KHARTOUM: Au moins 18 civils ont été tués jeudi par les paramilitaires dans le Kordofan-Nord, dans l'ouest du Soudan en guerre depuis plus de deux ans, a indiqué samedi une ONG.

La région, théâtre de combats acharnés entre les paramilitaires des Forces de soutien rapide (FSR) et l'armée, est largement isolée, les lignes de communication étant quasi inexistantes.

Selon Emergency Lawyers, qui documente les exactions depuis le début du conflit, l'attaque des FSR survenue jeudi contre deux villages dans le sud de la région d'Umm Kuraydim "a causé la mort de 18 civils et blessé des dizaines d'autres".

Faute d'accès aux soins sur place, les blessés ont été transférés vers el-Obeid, à quelques dizaines de kilomètres au sud-est.

Cette ville, située à un carrefour stratégique reliant la capitale Khartoum (à 400 km) à la vaste région du Darfour, avait été assiégée par les paramilitaires pendant près de deux ans avant d'être reprise par l'armée en février.

Depuis la perte de Khartoum, reconquise par l'armée en mars, les paramilitaires se sont repliés vers l'ouest, intensifiant notamment leurs attaques au Darfour, qu'ils contrôlent déjà presque entièrement.

L'ONG a aussi fait état "de pillages, d'agressions et d'enlèvements de jeunes."

Alors que la guerre est entrée dans sa troisième année, les deux camps ont été accusés de viser des civils, de bombarder aveuglément des zones habitées et d'empêcher l'acheminement de l'aide humanitaire. Les paramilitaires sont tout particulièrement mis en cause pour des violences sexuelles systématiques, pillages et nettoyage ethnique.
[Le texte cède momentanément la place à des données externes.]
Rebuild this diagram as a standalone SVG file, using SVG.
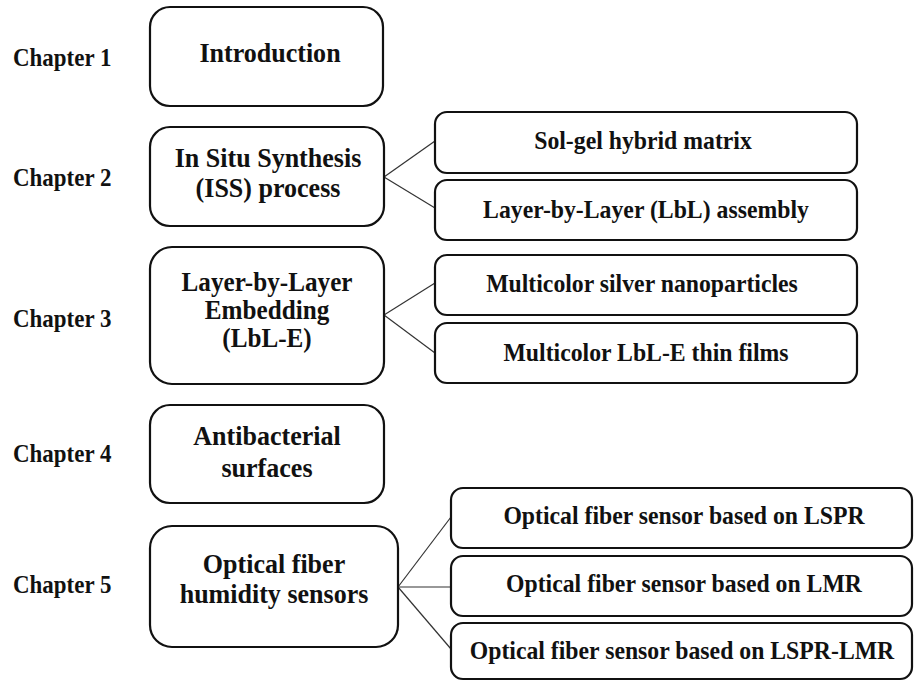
<svg xmlns="http://www.w3.org/2000/svg" width="915" height="682" viewBox="0 0 915 682">
<style>
.bg{fill:#fff}
.main{fill:#fff;stroke:#111;stroke-width:2.2}
.sub{fill:#fff;stroke:#111;stroke-width:2.2}
.conn line{stroke:#333;stroke-width:1.2}
text{font-family:"Liberation Serif","Times New Roman",serif;font-weight:bold;fill:#111}
.ch{font-size:25.5px}
.mt{font-size:28px;text-anchor:middle}
.mt3{font-size:26.5px;text-anchor:middle}
.st{font-size:25px;text-anchor:middle}
</style>
<rect class="bg" x="0" y="0" width="915" height="682"/>
<g id="chapters">
<text class="ch" transform="translate(13 66) scale(0.9 1)">Chapter 1</text>
<text class="ch" transform="translate(13 186) scale(0.9 1)">Chapter 2</text>
<text class="ch" transform="translate(13 327) scale(0.9 1)">Chapter 3</text>
<text class="ch" transform="translate(13 462) scale(0.9 1)">Chapter 4</text>
<text class="ch" transform="translate(13 593) scale(0.9 1)">Chapter 5</text>
</g>
<g id="connectors" class="conn">
<line x1="384" y1="177" x2="435" y2="141"/>
<line x1="384" y1="177" x2="435" y2="208"/>
<line x1="384" y1="315" x2="435" y2="283"/>
<line x1="384" y1="315" x2="435" y2="353"/>
<line x1="398" y1="587" x2="451" y2="517"/>
<line x1="398" y1="587" x2="451" y2="587"/>
<line x1="398" y1="587" x2="451" y2="649"/>
</g>
<g id="introduction">
<rect class="main" x="150" y="7" width="233" height="99" rx="20"/>
<text class="mt" transform="translate(270 62) scale(0.93 1)">Introduction</text>
</g>
<g id="iss">
<rect class="main" x="150" y="127" width="234" height="99" rx="20"/>
<text class="mt" transform="translate(268 167) scale(0.93 1)">In Situ Synthesis</text>
<text class="mt" transform="translate(268 197) scale(0.93 1)">(ISS) process</text>
</g>
<g id="solgel">
<rect class="sub" x="435" y="112" width="422" height="61" rx="12"/>
<text class="st" transform="translate(643 149) scale(0.95 1)">Sol-gel hybrid matrix</text>
</g>
<g id="lbl">
<rect class="sub" x="435" y="180" width="422" height="60" rx="12"/>
<text class="st" transform="translate(646 218) scale(0.95 1)">Layer-by-Layer (LbL) assembly</text>
</g>
<g id="lble">
<rect class="main" x="150" y="247" width="234" height="137" rx="22"/>
<text class="mt3" transform="translate(267 291) scale(0.95 1)">Layer-by-Layer</text>
<text class="mt3" transform="translate(267 319) scale(0.95 1)">Embedding</text>
<text class="mt3" transform="translate(267 347) scale(0.95 1)">(LbL-E)</text>
</g>
<g id="silver">
<rect class="sub" x="435" y="255" width="422" height="60" rx="12"/>
<text class="st" transform="translate(642 292) scale(0.95 1)">Multicolor silver nanoparticles</text>
</g>
<g id="films">
<rect class="sub" x="435" y="323" width="422" height="60" rx="12"/>
<text class="st" transform="translate(646 361) scale(0.95 1)">Multicolor LbL-E thin films</text>
</g>
<g id="antibacterial">
<rect class="main" x="150" y="405" width="234" height="98" rx="20"/>
<text class="mt" transform="translate(267 445) scale(0.93 1)">Antibacterial</text>
<text class="mt" transform="translate(267 477) scale(0.93 1)">surfaces</text>
</g>
<g id="humidity">
<rect class="main" x="150" y="526" width="248" height="121" rx="22"/>
<text class="mt" transform="translate(274 573) scale(0.93 1)">Optical fiber</text>
<text class="mt" transform="translate(274 603) scale(0.93 1)">humidity sensors</text>
</g>
<g id="lspr">
<rect class="sub" x="451" y="488" width="461" height="60" rx="12"/>
<text class="st" transform="translate(684 524) scale(0.95 1)">Optical fiber sensor based on LSPR</text>
</g>
<g id="lmr">
<rect class="sub" x="451" y="556" width="461" height="60" rx="12"/>
<text class="st" transform="translate(684 592) scale(0.95 1)">Optical fiber sensor based on LMR</text>
</g>
<g id="lsprlmr">
<rect class="sub" x="451" y="623" width="461" height="56" rx="12"/>
<text class="st" transform="translate(682 659) scale(0.95 1)">Optical fiber sensor based on LSPR-LMR</text>
</g>
</svg>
Le conflit, déclenché en avril 2023 et décrit par l'ONU comme "la pire crise humanitaire au monde", a déjà fait des dizaines de milliers de morts et des millions de déplacés.

Le Soudan fait aussi face à une épidémie de choléra, une maladie diarrhéique grave transmise par de l'eau ou des aliments contaminés. Depuis juillet 2024, près de 100.000 cas ont été enregistrés à travers le pays, selon l'Organisation mondiale de la santé (OMS).